Most experts agree that having an emergency savings fund, usually at least 3 to 6 months of expenses, is your best protection. This fund keeps you from reaching for credit during a job loss or surprise expense. Even setting aside small amounts each month adds up over time.
Regularly track your spending and check your budget. Apps or a simple spreadsheet make this easy. Review your spending every few months to spot new trends or problem areas. A quarterly “budget check-up” is a popular approach for people who want to prevent old patterns from returning.
Finally, avoid taking on new instalment debt for impulse purchases. Try planning larger buys in advance, saving up, or using a wish list instead of credit. The bottom line: healthy money habits and regular self-checks matter more than any one-time fix. Freedom from debt is not just about paying it off, it’s about staying free by making smart choices every month.
Key Takeaways
This article provides a step-by-step guide to effective debt repayment strategies for lasting financial freedom.
- Assess your total debt: List every balance, debt type, and interest rate to gain a clear overview and identify priority accounts.
- Choose a strategic method: The Avalanche method saves the most on interest, while the Snowball method builds quick motivation with small wins.

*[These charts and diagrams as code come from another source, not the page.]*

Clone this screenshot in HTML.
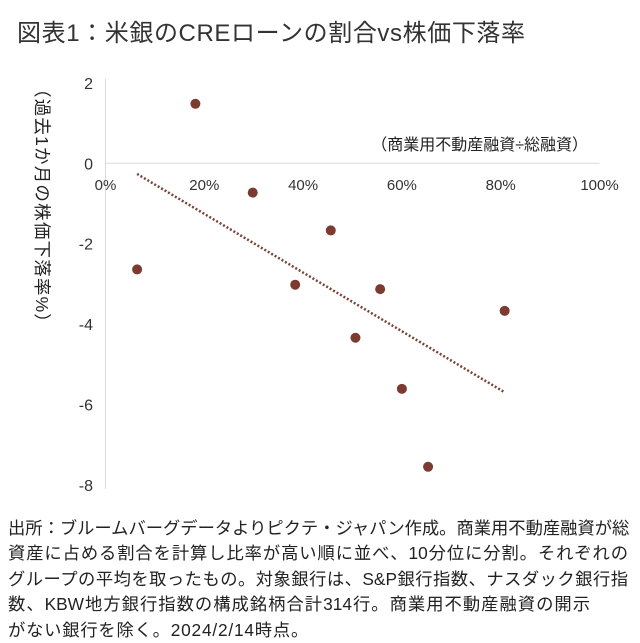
<!DOCTYPE html>
<html><head><meta charset="utf-8">
<style>
body{margin:0;background:#fff;width:640px;height:634px;overflow:hidden;font-family:"Liberation Sans","Noto Sans CJK JP",sans-serif;color:#222}
#title{position:absolute;left:17px;top:13px;font-size:24px;white-space:nowrap;color:#333;letter-spacing:0.6px}
#foot{position:absolute;left:8px;top:516px;font-size:17.3px;line-height:25.4px;white-space:nowrap;color:#222}
#foot div{text-align:justify;text-align-last:justify;width:620px}
#foot div.l4{width:582px}
#foot div.l5{text-align-last:left;letter-spacing:0.8px}
svg{position:absolute;left:0;top:0}
</style></head><body>
<div id="title">図表1：米銀のCREローンの割合vs株価下落率</div>
<svg width="640" height="510" id="chart"></svg>
<div id="foot">
<div>出所：ブルームバーグデータよりピクテ・ジャパン作成。商業用不動産融資が総</div>
<div>資産に占める割合を計算し比率が高い順に並べ、10分位に分割。それぞれの</div>
<div>グループの平均を取ったもの。対象銀行は、S&amp;P銀行指数、ナスダック銀行指</div>
<div class="l4">数、KBW地方銀行指数の構成銘柄合計314行。商業用不動産融資の開示</div>
<div class="l5">がない銀行を除く。2024/2/14時点。</div>
</div>
<script>
const xVals=[6.4,18.2,29.8,45.6,38.4,55.6,50.6,80.8,60.0,65.3];
const yVals=[-2.64,1.48,-0.73,-1.67,-3.02,-3.13,-4.34,-3.67,-5.61,-7.55];
const xTicks=[0,20,40,60,80,100];
const yTicks=[2,0,-2,-4,-6,-8];
const NS="http://www.w3.org/2000/svg";
const svg=document.getElementById('chart');
const X=v=>105.5+v*4.94;
const Y=v=>163.3-v*40.2;
function mk(t,a){const e=document.createElementNS(NS,t);for(const k in a)e.setAttribute(k,a[k]);svg.appendChild(e);return e;}
let e;
e=mk('line',{x1:X(0),x2:X(0),y1:Y(2.1),y2:Y(-8.1),stroke:'#d9d9d9','stroke-width':1});


e=mk('line',{x1:X(0),x2:X(100),y1:Y(0),y2:Y(0),stroke:'#d9d9d9','stroke-width':1});


xTicks.forEach(t=>{const el=mk('text',{x:X(t),y:190,'text-anchor':'middle','font-size':'15','fill':'#333','font-family':'Liberation Sans, sans-serif'});el.textContent=t+'%';

});
yTicks.forEach(t=>{const el=mk('text',{x:93,y:Y(t)+6,'text-anchor':'end','font-size':'16','fill':'#333','font-family':'Liberation Sans, sans-serif'});el.textContent=t;

});
const n=xVals.length,mx=xVals.reduce((a,b)=>a+b)/n,my=yVals.reduce((a,b)=>a+b)/n;
let sxy=0,sxx=0;for(let i=0;i<n;i++){sxy+=(xVals[i]-mx)*(yVals[i]-my);sxx+=(xVals[i]-mx)**2;}
const sl=sxy/sxx,ic=my-sl*mx,x0=Math.min(...xVals),x1=Math.max(...xVals);
e=mk('line',{x1:X(x0),y1:Y(ic+sl*x0),x2:X(x1),y2:Y(ic+sl*x1),stroke:'#7a4236','stroke-width':2.5,'stroke-dasharray':'2 2'});


xVals.forEach((v,i)=>{const c=mk('circle',{cx:X(v),cy:Y(yVals[i]),r:5,fill:'#7b3b30'});

});
e=mk('text',{x:588,y:150,'text-anchor':'end','font-size':'16','fill':'#222','font-family':'Liberation Sans, Noto Sans CJK JP, sans-serif'});
e.textContent='（商業用不動産融資÷総融資）';


e=mk('text',{x:0,y:0,'font-size':'17.5','fill':'#222','letter-spacing':'1.2','font-family':'Liberation Sans, Noto Sans CJK JP, sans-serif',transform:'translate(36,80) rotate(90)'});
e.textContent='（過去1か月の株価下落率%）';


</script>
</body></html>
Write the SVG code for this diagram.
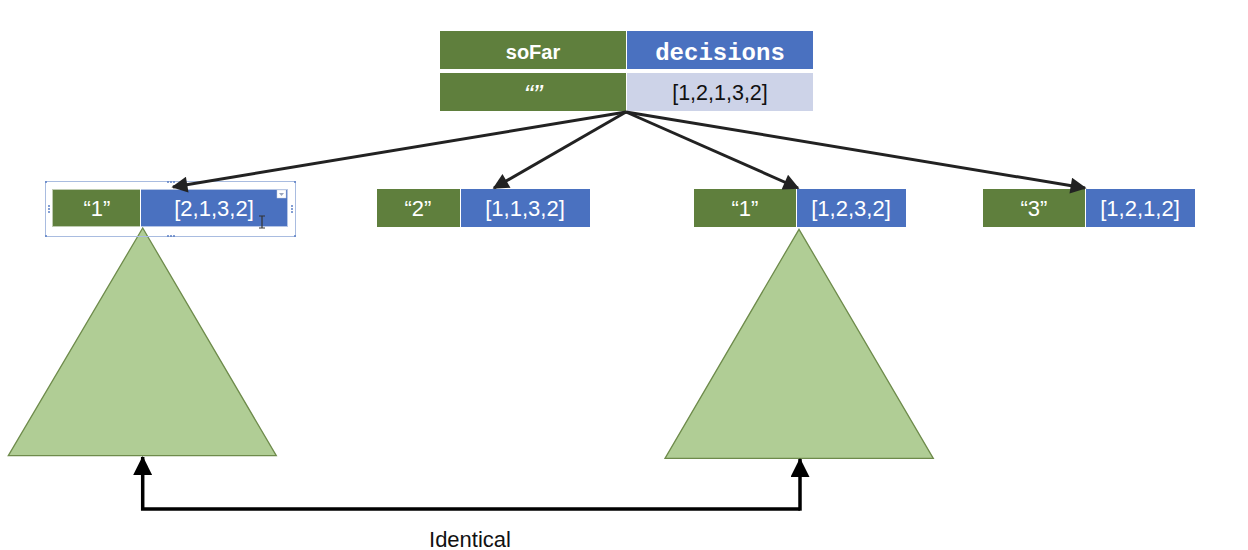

- Create a realistic budget: Cover essentials first, automate payments, and use apps or visual trackers to monitor progress.
- Automate and adjust: Set up automatic payments to avoid missed bills, monitor your progress monthly, and adjust the plan at any sign of trouble.
- Avoid common pitfalls: Never miss minimum payments, be wary of quick-fix solutions, and always consider the impact on your credit score.
- Limit new borrowing: Commit to no new debt while repaying existing balances and track habits that could undermine your progress.
- Build healthy long-term habits: Maintain an emergency fund, regularly review your budget, and avoid impulse credit use to stay debt-free.
The essential message: Consistency, self-awareness, and smart planning are the keys to breaking free from debt and maintaining financial health for the future.